- Directed by: David A. Prior
- Written by: David A. Prior
- Produced by: Kimberley Casey David Winters
- Starring: David Carradine Ted Prior
- Cinematography: Voya Mikulic
- Edited by: Russ Kingston
- Music by: John W. Morgan William Stromberg
- Release date: 1990;
- Running time: 82 minutes
- Country: United States
- Language: English

= Future Zone =

Future Zone is a 1990 science-fiction film written and directed by David A. Prior and starring David Carradine.

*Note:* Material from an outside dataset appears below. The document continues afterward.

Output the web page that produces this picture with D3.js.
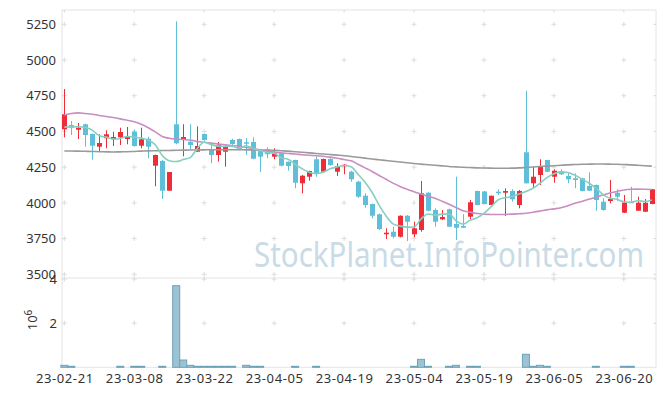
<!DOCTYPE html>
<html lang="en">
<head>
  <meta charset="UTF-8">
  <title>Stock chart</title>
  <script src="https://d3js.org/d3.v7.min.js"></script>
  <style>
    body { margin: 0; background: #fff; }
    text { font-family: "Noto Sans", sans-serif; fill: #333; }
  </style>
</head>
<body>
<svg id="chart" width="665" height="396"></svg>

<script>
const dates = [
  "23-02-21","23-02-22","23-02-23","23-02-24","23-02-27","23-02-28","23-03-02","23-03-03","23-03-06","23-03-07",
  "23-03-08","23-03-09","23-03-10","23-03-13","23-03-14","23-03-15","23-03-16","23-03-17","23-03-20","23-03-21",
  "23-03-22","23-03-23","23-03-24","23-03-27","23-03-28","23-03-29","23-03-30","23-03-31","23-04-03","23-04-04",
  "23-04-05","23-04-06","23-04-07","23-04-10","23-04-11","23-04-12","23-04-13","23-04-14","23-04-17","23-04-18",
  "23-04-19","23-04-20","23-04-21","23-04-24","23-04-25","23-04-26","23-04-27","23-04-28","23-05-02","23-05-03",
  "23-05-04","23-05-08","23-05-09","23-05-10","23-05-11","23-05-12","23-05-15","23-05-16","23-05-17","23-05-18",
  "23-05-19","23-05-22","23-05-23","23-05-24","23-05-25","23-05-26","23-05-30","23-05-31","23-06-01","23-06-02",
  "23-06-05","23-06-07","23-06-08","23-06-09","23-06-12","23-06-13","23-06-14","23-06-15","23-06-16","23-06-19",
  "23-06-20","23-06-21","23-06-22","23-06-23","23-06-26"
];

const open = [
  4515,4545,4512,4550,4482,4393,4452,4445,4459,4447,
  4498,4400,4449,4260,4293,4085,4550,4440,4428,4358,
  4482,4374,4335,4358,4440,4447,4424,4426,4365,4374,
  4323,4347,4288,4300,4137,4183,4305,4218,4307,4218,
  4258,4218,4148,4050,3992,3920,3780,3798,3763,3910,
  3780,3810,4071,3950,3885,3955,3852,3838,3903,4083,
  4080,3985,4078,4071,4083,3985,4354,4137,4195,4300,
  4183,4223,4188,4172,4172,4118,4125,4008,4013,4071,
  3931,4008,3945,3938,3992
];
const high = [
  4797,4573,4559,4555,4485,4480,4508,4498,4526,4531,
  4512,4526,4463,4338,4300,4216,5271,4550,4550,4536,
  4485,4417,4426,4400,4449,4450,4454,4459,4370,4389,
  4382,4352,4290,4302,4195,4226,4323,4310,4312,4277,
  4272,4225,4155,4067,3995,3925,3822,3833,3912,3915,
  3868,4153,4075,3962,3950,3960,4183,3922,4020,4085,
  4083,4050,4095,4102,4095,4090,4783,4253,4305,4302,
  4235,4235,4207,4207,4175,4214,4128,4032,4160,4095,
  4055,4113,4043,4027,4097
];
const low = [
  4459,4475,4447,4393,4302,4363,4382,4398,4405,4410,
  4393,4382,4312,4116,4027,4085,4410,4326,4370,4358,
  4435,4277,4288,4253,4389,4368,4335,4305,4216,4312,
  4305,4255,4225,4102,4067,4155,4183,4215,4260,4188,
  4200,4148,4035,3966,3892,3810,3747,3752,3758,3733,
  3759,3798,3940,3833,3880,3830,3740,3824,3887,3983,
  3990,3985,4055,3908,4008,3962,4135,4102,4125,4215,
  4141,4195,4137,4102,4080,4083,3945,3945,3997,4013,
  3929,3999,3943,3936,3990
];
const close = [
  4620,4526,4526,4475,4400,4419,4480,4461,4496,4463,
  4398,4445,4393,4335,4085,4216,4417,4461,4405,4398,
  4440,4335,4407,4393,4412,4370,4417,4309,4323,4340,
  4347,4260,4258,4141,4190,4223,4207,4307,4265,4258,
  4267,4165,4043,3985,3910,3817,3791,3763,3910,3868,
  3822,4067,3945,3868,3901,3833,3826,3826,4004,3985,
  3992,4050,4071,4083,4025,4083,4137,4183,4258,4218,
  4225,4200,4165,4160,4083,4085,4020,3950,4027,4043,
  4001,4001,4001,4001,4095
];

// volume in millions
const volume = [
  0.09,0.045,0,0,0,0,0,0,0.045,0,
  0.045,0.045,0,0,0.045,0,3.70,0.33,0.09,0.045,
  0.045,0.045,0.045,0.045,0.045,0,0.09,0.045,0.045,0,
  0,0,0,0.045,0,0,0.045,0,0,0,
  0,0,0,0,0,0,0,0,0,0,
  0.045,0.36,0.045,0,0,0.045,0.09,0,0.045,0.045,
  0,0,0,0,0,0,0.59,0.045,0.09,0.045,
  0,0,0,0,0,0,0.045,0,0,0,
  0.045,0.045,0,0,0
];

const ma5 = [
  4530,4532,4533,4528,4509,4469,4460,4447,4451,4464,
  4460,4453,4439,4407,4331,4295,4289,4303,4317,4379,
  4424,4408,4397,4395,4397,4383,4400,4380,4366,4352,
  4347,4316,4306,4269,4239,4214,4204,4214,4238,4252,
  4261,4252,4200,4144,4074,3984,3909,3853,3838,3830,
  3831,3886,3922,3914,3921,3923,3875,3851,3878,3895,
  3927,3971,4020,4036,4044,4062,4080,4102,4137,4176,
  4204,4217,4213,4194,4167,4139,4103,4060,4033,4025,
  4008,4004,4015,4009,4020
];
const ma20 = [
  4615,4625,4630,4625,4620,4612,4604,4597,4588,4578,
  4568,4550,4526,4497,4465,4452,4446,4443,4440,4430,
  4424,4418,4412,4406,4401,4396,4388,4380,4372,4362,
  4355,4350,4346,4342,4337,4333,4330,4326,4320,4312,
  4303,4294,4270,4245,4220,4192,4165,4138,4115,4095,
  4078,4062,4046,4032,4012,3990,3968,3945,3935,3926,
  3920,3919,3918,3919,3921,3924,3927,3934,3942,3951,
  3958,3966,3980,3997,4010,4025,4040,4055,4069,4080,
  4090,4095,4096,4095,4094
];
const ma60 = [
  4363,4363,4362,4361,4360,4358,4357,4356,4357,4358,
  4360,4362,4364,4365,4366,4367,4368,4369,4370,4370,
  4371,4372,4372,4372,4372,4372,4371,4371,4370,4370,
  4368,4365,4362,4358,4354,4350,4346,4342,4338,4334,
  4330,4325,4319,4313,4307,4302,4296,4291,4286,4281,
  4276,4271,4267,4263,4259,4255,4252,4249,4247,4245,
  4244,4243,4242,4242,4243,4245,4248,4251,4254,4257,
  4260,4263,4266,4268,4270,4271,4272,4272,4271,4270,
  4268,4266,4263,4260,4257
];

const xTicks = [0, 10, 20, 30, 40, 50, 60, 70, 80];
const priceTicks = [3500, 3750, 4000, 4250, 4500, 4750, 5000, 5250];
const volTicks = [2, 4];

const L = 62, R = 656, T = 10, MID = 278, B = 367.3;
const upColor = "#ee2d38", downColor = "#5fbfd9";

const svg = d3.select("#chart");

const x = d3.scaleLinear().domain([-0.33, 84.6]).range([L, R]);
const y = d3.scaleLinear().domain([3474, 5350]).range([MID, T]);
const yv = d3.scaleLinear().domain([0, 4.05]).range([B, MID]);

// frame
const frame = svg.append("g")
    .attr("stroke", "#e4e4e4")
    .attr("fill", "none");
frame.append("rect").attr("x", L).attr("y", T).attr("width", R - L).attr("height", B - T);
frame.append("line").attr("x1", L).attr("x2", R).attr("y1", MID).attr("y2", MID);

// small ticks on the top and right borders
frame.selectAll(".tt")
  .data(xTicks)
  .enter().append("line")
    .attr("x1", d => x(d)).attr("x2", d => x(d))
    .attr("y1", T).attr("y2", T + 2.5)
    .attr("stroke", "#d8d8d8");
frame.selectAll(".rt")
  .data(priceTicks.map(p => y(p)).concat(volTicks.map(v => yv(v))))
  .enter().append("line")
    .attr("x1", R - 2.5).attr("x2", R)
    .attr("y1", d => d).attr("y2", d => d)
    .attr("stroke", "#d8d8d8");

// little plus marks at grid crossings
const plusPts = [];
xTicks.forEach(i => {
  priceTicks.forEach(p => plusPts.push([x(i), y(p)]));
  volTicks.forEach(v => plusPts.push([x(i), yv(v)]));
});
svg.append("g")
    .attr("stroke", "#dcdcdc")
  .selectAll("path")
  .data(plusPts)
  .enter().append("path")
    .attr("d", d => `M${d[0] - 2.5},${d[1]}h5M${d[0]},${d[1] - 2.5}v5`);

// watermark
svg.append("text")
    .attr("x", 254)
    .attr("y", 267)
    .attr("textLength", 390)
    .attr("lengthAdjust", "spacingAndGlyphs")
    .style("font-size", "35px")
    .style("fill", "#c9dbe6")
    .text("StockPlanet.InfoPointer.com");

// volume bars
svg.append("g")
  .selectAll("rect")
  .data(volume.map((v, i) => ({ v, i })).filter(d => d.v > 0))
  .enter().append("rect")
    .attr("x", d => x(d.i) - 3.5)
    .attr("width", 7)
    .attr("y", d => yv(d.v))
    .attr("height", d => B - yv(d.v))
    .attr("fill", "#9cc3d3")
    .attr("stroke", "#6ea2b8");

// candles
const candles = svg.append("g")
  .selectAll("g")
  .data(dates.map((d, i) => ({ i, o: open[i], h: high[i], l: low[i], c: close[i] })))
  .enter().append("g")
    .attr("fill", d => d.c >= d.o ? upColor : downColor)
    .attr("stroke", d => d.c >= d.o ? upColor : downColor);

candles.append("line")
    .attr("x1", d => Math.round(x(d.i)) + 0.5)
    .attr("x2", d => Math.round(x(d.i)) + 0.5)
    .attr("y1", d => y(d.h))
    .attr("y2", d => y(d.l));

candles.append("rect")
    .attr("stroke", "none")
    .attr("x", d => Math.round(x(d.i)) - 2)
    .attr("width", 5)
    .attr("y", d => y(Math.max(d.o, d.c)))
    .attr("height", d => Math.max(1.5, Math.abs(y(d.o) - y(d.c))));

// moving averages
const maLine = d3.line()
    .x((d, i) => x(i))
    .y(d => y(d))
    .curve(d3.curveMonotoneX);

[[ma60, "#9a9a9a"], [ma20, "#c98dc3"], [ma5, "#86cfc0"]].forEach(([data, color]) => {
  svg.append("path")
      .datum(data)
      .attr("fill", "none")
      .attr("stroke", color)
      .attr("stroke-width", 1.6)
      .attr("d", maLine);
});

// axes
const priceAxis = svg.append("g")
    .attr("transform", `translate(${L},0)`)
    .call(d3.axisLeft(y).tickValues(priceTicks).tickFormat(d3.format("d")).tickSize(0).tickPadding(6));
const volAxis = svg.append("g")
    .attr("transform", `translate(${L},0)`)
    .call(d3.axisLeft(yv).tickValues(volTicks).tickFormat(d3.format("d")).tickSize(0).tickPadding(5));
const xAxis = svg.append("g")
    .attr("transform", `translate(0,${B})`)
    .call(d3.axisBottom(x).tickValues(xTicks).tickFormat(i => dates[i]).tickSize(0).tickPadding(6));

[priceAxis, volAxis, xAxis].forEach(g => {
  g.select(".domain").remove();
  g.selectAll("text")
      .style("font-size", "13px")
      .style("font-family", "'Noto Sans', sans-serif")
      .attr("fill", "#333");
});
xAxis.selectAll("text").style("letter-spacing", "0.6px");

// volume unit label
const unit = svg.append("text")
    .attr("transform", "translate(37,320) rotate(-90)")
    .attr("text-anchor", "middle")
    .style("font-size", "13px");
unit.append("tspan").text("10");
unit.append("tspan").attr("dy", -5).style("font-size", "10px").text("6");
</script>
</body>
</html>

It is the sequel to the 1989 film Future Force.

==Synopsis==
John Tucker, a bounty hunter, comes face to face with the most dangerous ordeal of his career but he is armed (unknowingly) with his most powerful weapon yet, his son, who travels back in time to save him from a brutal gang of criminals.

==Cast==
- David Carradine as John Tucker
- Ted Prior as Billy Tucker
- Patrick Culliton as Hoffman
- Gail Jensen as Marion Tucker
- Charles Napier as Mickland
- Renée Cline as Cindi
- Ronald Taft as Dugan (credited as Ron Taft)
- Jackson Bostwick as Tony Ginetti
- Dave Scott as Monroe
- Rose Stabler as Laura Kincade
- Don Stewart as Richards
- Danielle Lamprakes as Barbi
- Townsend Ellis as Williams

==Production==

Future Zone was Whit Norris' first ever feature film as sound mixer.

==Reception==

Creature Feature gave the movie 2 of 5 stars.